Here’s the catch. The Constitution says that “[n]o Money shall be drawn from the Treasury, but in Consequence of Appropriations made by Law.” Under the persnickety rules governing appropriations law, it’s not enough for a statute to order the government to make a payment. Congress must adopt a law that specifically appropriates the money to make that payment. And while the Affordable Care Act does link the premium subsidies to an existing appropriation, it’s silent about the cost-sharing reductions.

Some years back, the House of Representatives sued the Obama administration for continuing to make the cost-sharing payments in the absence of an appropriation. Although I still don’t think that the House had standing to sue, I thought its legal argument was sound: the money hadn’t been appropriated. The Trump administration apparently agrees, and is using that as its pretext to terminate the payments.

So what happens now? Lawsuits, lawsuits, and more lawsuits. Right out of the gate, I’d put dimes to dollars that that the 16 states that have intervened in the ongoing litigation will seek an immediate injunction from the D.C. Circuit to keep the cost-sharing payments flowing. The states may also file a separate lawsuit in district court seeking the same relief. I don’t know if either gambit will work, but the states will try.

If the Trump administration successfully brushes back those efforts, I explained what comes next in an article for the Penn Law Review:

Even without an appropriation, the ACA creates an entitlement to cost-sharing reductions. Health plans can vindicate that entitlement before the Court of Federal Claims. Payment would then come from the Judgment Fund—a permanently appropriated fund to pay court judgments where “payment is not otherwise provided for.” The question is thus not whether the government will pay, but when.

This year, cost-sharing payments have amounted to about $7 billion. Unless Congress moves to repeal or amend the Affordable Care Act—good luck with that—obligations of similar size will accrue through 2018 and beyond.

In other words, we’re about to see witness of the largest lawsuits, dollar-wise, in United States history.

What’s more, I think the lawsuits are viable. We’ve already seen a couple of district courts grant multi-million dollar judgments in litigation over risk corridor payments. And the risk corridor cases raise some tricky questions about what sorts of promises the federal government has made to insurers. The cost-sharing cases won’t. On the law, they’re really straightforward.
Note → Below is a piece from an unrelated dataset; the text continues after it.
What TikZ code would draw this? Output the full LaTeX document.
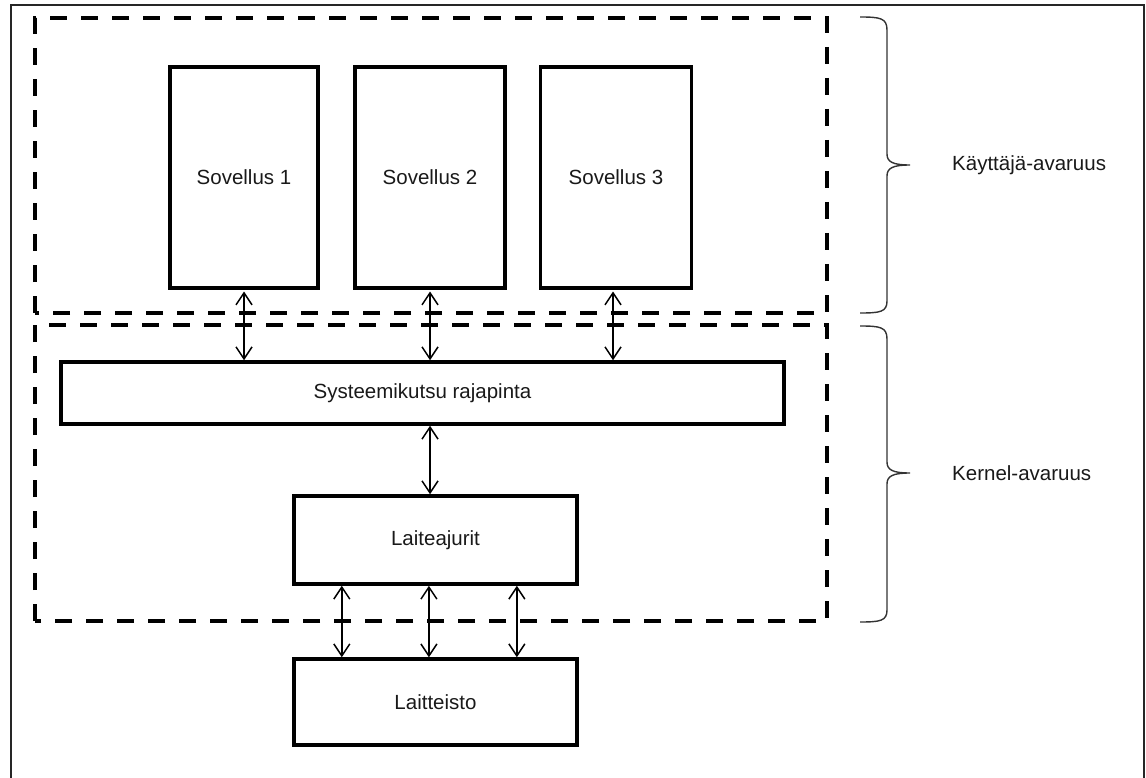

Now, Congress could always appropriate the money. That would stanch the bleeding and restore some confidence to the rattled insurance markets. Or, alternatively, Congress could prohibit the Judgment Fund from paying out any judgment in cost-sharing litigation, although that would amount to a government default on its obligations. The damage to the government’s reputation would be severe, as Craig Garthwaite and I discussed in this New York Times op-ed.

If Congress doesn’t act, it’s really the worst of all worlds. To compensate for the loss of cost-sharing payments, insurers will have to raise their premiums for silver plans. Because premium subsidies are keyed to the price of silver plans, the size of the subsidies will increase along with the rise in premiums. And because many more people are eligible for premium subsidies than for cost-sharing reductions, total federal outlays will actually increase.

So taxpayers will have to pay increased premium subsidies at the front end. Then they’ll also pay the cost-sharing money through litigation at the back end. It’s a financial bath, and for no good reason other than sheer political cussedness.

What a stupid, profligate, and unnecessary mess.